Qualcomm’s next flagship phone chip could run cooler thanks to a technology born inside its chief rival’s camp. A well-known Weibo leaker, Fixed Focus Digital, claims the Snapdragon 8 Elite Gen 6 will adopt Samsung’s Heat Pass Block, a compact heat-sink-style insert that sits atop the processor package to whisk heat into the phone’s vapor chamber faster.
If true, it’s a pragmatic twist in the Qualcomm–Samsung rivalry, with an Exynos-side innovation potentially benefiting Snapdragon phones as soon as later this year. Samsung already uses HPB on its Exynos 2600, which is widely expected to power some Galaxy S26 models.

The timing matters. Independent lab tests routinely show modern flagship Android phones pushing into high surface temperatures and then throttling under sustained loads. Long-run 3DMark Wild Life Extreme Stress measurements often show stability dipping 20–40%, and reviewers from outlets like Notebookcheck have documented steep sustained-performance drops on recent top-tier phones. A thermal assist at the silicon package level could be meaningful.
What Is Heat Pass Block and How It Improves Cooling
Heat Pass Block is a small, high-conductivity insert—think of it as a mini heat spreader—that’s bonded above the system-on-chip package. Rather than letting heat pool around the die and underfill, HPB offers a low-resistance path to the vapor chamber and graphite layers that sit just millimeters away in the phone’s chassis.
By lowering the junction-to-case thermal resistance, HPB can reduce peak junction temperatures and slow the rate at which the chip hits its thermal limit. Even a few degrees Celsius of headroom can extend the time before throttling, especially in graphics-heavy workloads where local hotspots form rapidly.
Crucially, this is packaging-level engineering, not a software band-aid. It complements, rather than replaces, the usual vapor chamber, graphite sheets, and copper foils phone makers already deploy.
Why Qualcomm Might Embrace Samsung Cooling
As process nodes squeeze power densities higher—TSMC’s N3-class silicon packs a lot of activity into tiny hotspots—thermal paths inside the phone have become the bottleneck. Chip vendors can tune voltages and schedulers, but physics ultimately wins. A direct, faster pathway from die to vapor chamber is one of the few levers left.
We’ve already seen stopgaps such as larger vapor chambers and even clip-on fans in gaming-centric phones. Active cooling raises power draw and complicates IP ratings, while bulkier chambers run into z-height limits. HPB is attractive because it adds little volume yet tackles the problem at the source.

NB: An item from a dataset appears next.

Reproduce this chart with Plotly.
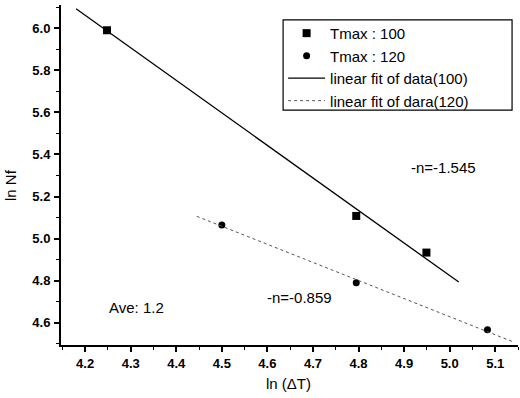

There’s also a strategic angle. Korean trade outlets previously reported that Samsung planned to offer HPB to external customers. Licensing HPB for a Snapdragon package would show both sides prioritizing thermal reliability and sustained performance over optics, which end users would welcome.
Engineering and Timeline Considerations for HPB Integration
Bringing HPB to a Snapdragon built on TSMC foundry tech isn’t as simple as dropping in a part. Packaging houses (OSATs) must validate materials, bond interfaces, and mechanical tolerances, and OEMs need to adjust vapor chamber geometry for reliable contact. Any z-height change affects PCB stacking, camera modules, and antenna clearances.
That’s why the rumored schedule is intriguing. If Qualcomm has already qualified HPB for its next flagship, early adopters could surface in late-year phones, with broader uptake in the following cycle. If the integration window is tight, we may see HPB first in reference designs or select “Ultra” and gaming models where thermal budgets are prioritized.
Either way, expect messaging to focus on sustained performance and skin-temperature comfort. Manufacturers increasingly cite stress-test stability—3DMark stability closer to 80–90% and lower frame-time variance in long gaming sessions—as marquee metrics.
What Cooler Chips Could Mean for Future Phones
For users, better heat paths translate into steadier frame rates, faster on-device AI inference without early throttling, and potentially improved battery longevity. Elevated internal temperatures accelerate chemical aging; keeping packs cooler during heavy use can help preserve capacity over time.
For OEMs, HPB could allow slimmer designs without resorting to bulky vapor chambers, or it could enable the same thickness with more sustained compute. Camera pipelines and generative AI features, which increasingly lean on NPU and GPU bursts, would benefit from the extra thermal headroom.
The Bottom Line on Snapdragon 8 Elite Gen 6 and HPB
This is still a leak, not an official announcement. But the idea is credible, lines up with earlier reports that Samsung aimed to commercialize HPB, and addresses the most persistent pain point in modern flagships. If Snapdragon 8 Elite Gen 6 ships with Samsung’s Heat Pass Block, it won’t just be a clever industry crossover—it could be the practical fix sustained performance has needed.